How to Cook Like You’ve Been Somewhere
- Shannon Bard
- Oct 28
- 3 min read
Every time I light the stove, I’m in the moment yet somehow, I’m everywhere I’ve been.
San Sebastián. Istanbul. Tokyo. Northern Thailand.
Each flame carries a memory, each dish a lesson that lingers. The sounds, the scents, the quiet instincts of a place. They return through my hands, unannounced but unmistakable.
You don’t need a passport for that. Just a knife a kitchen and curiosity.

Travel has a way of sneaking into the kitchen. A flavor you can’t forget, a habit that stays, a moment that changes how you cook forever.
For me, those moments came from the kitchens and markets that shaped me: nights inside a three-Michelin-star restaurant in San Sebastián where precision ruled every movement; tea poured high and slow in a back-street café in Istanbul; an Oaxacan chef measuring mole down to the exact number of cloves; mornings in a Thai monastery kitchen, chopping vegetables barefoot before the day’s meditation.
Those places taught me what no textbook ever could: flavor is the most powerful form of travel.

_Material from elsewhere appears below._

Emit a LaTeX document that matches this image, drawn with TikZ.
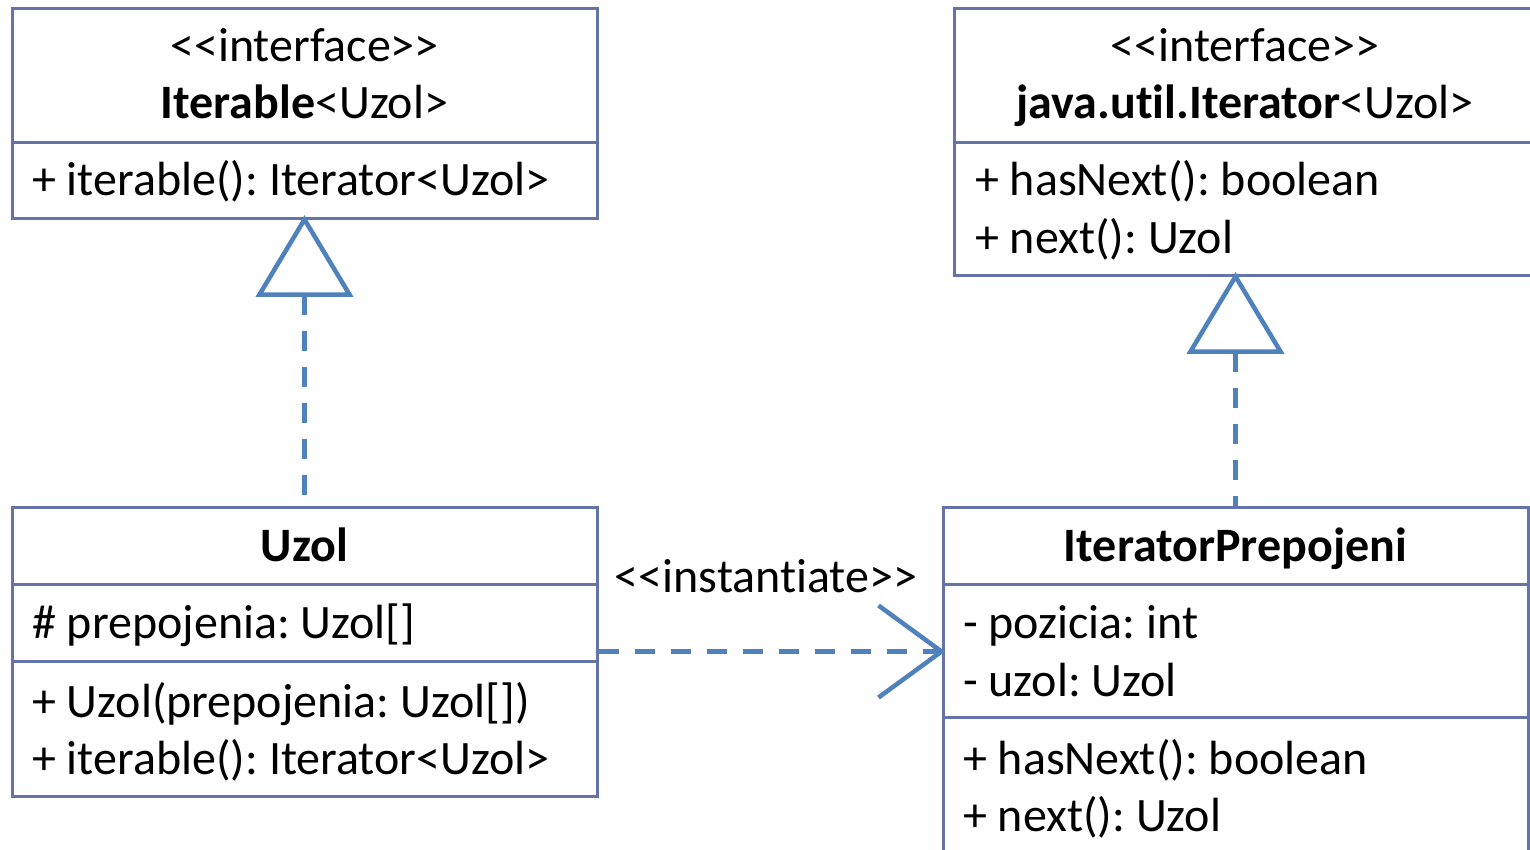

Those places taught me what no textbook ever could: flavor is the most powerful form of travel. You can’t always get on a plane, but you can bring the world home through what you cook. Every spice, sauce, and charred edge is a stamp from somewhere else.
Start with Curiosity. Not Perfection
Cooking like you’ve been somewhere doesn’t mean mastering a cuisine. It means having the nerve to begin without knowing where it will lead.
I trained in a three-Michelin-star kitchen in San Sebastián, where every movement was timed and every garnish weighed. It was flawless, exacting, and the opposite of curiosity. I’m grateful for it, but it also taught me what rules can’t: the real magic begins when you step beyond them.
Curiosity turns a recipe into a story. It’s how you find the flavor that doesn’t exist on paper.
The world doesn’t need another perfect plate; it needs cooks willing to taste, risk, and learn in real time. Curiosity turns a recipe into a story. It’s how you find the flavor that doesn’t exist on paper.
Respect the Source
I learned to make mole from an Oaxacan chef who measured everything, not with spoons, but by count. Eight cloves. Three pods of chili. Each ingredient added with quiet precision, as if memory itself were the recipe.
It was the opposite of instinct; it was reverence. Watching her, I understood that respect in cooking doesn’t come from freedom. It comes from care. Knowing where a dish began, what it means, and why it’s made the way it is.
Every ingredient, chili, cacao, rice, olive oil carries history. When you slow down long enough to notice, you realize cooking isn’t always about invention; it’s about honoring what’s already been perfected by time.
Let Flavor Be the Teacher
In Istanbul, I sat in a small café tucked behind the Spice Bazaar. The air smelled of smoke, sugar, and heat. A man I didn’t know set a glass of tea in front of me without a word. It was small, sweet, and strong. A gesture so simple it said everything.
That cup reminded me that flavor itself is the teacher. You don’t need language or recipes to understand it, just taste. Let the food tell you what it needs. A dish will always find its balance if you’re paying attention.

Cook Like You Travel
In northern Thailand, mornings began cold. I wore sandals to the kitchen, leaving them outside before stepping in. The space was quiet, the air damp, the rhythm deliberate. We prepared vegetables for the monks’ breakfast in silence. Every motion slow, precise, intentional.
Cooking and travel share the same truth: you adapt or you miss the moment. Ingredients burn. Plans change. The best things happen when you stop trying to control them.
To cook like you’ve been somewhere is to let a little unpredictability in. To trust that even mistakes can taste like discovery.
The World in Your Kitchen
You don’t need a flight or a stamp in your passport to feel far from home.
Grill something until it blisters. Toast spices until they wake the room. Open a jar that smells like another country and let it fill your kitchen.
Cooking like you’ve been somewhere isn’t about mastery. It’s about motion.
Curiosity. The willingness to keep tasting until the world feels closer.
So tonight, travel with your knife, your hands, and a little courage.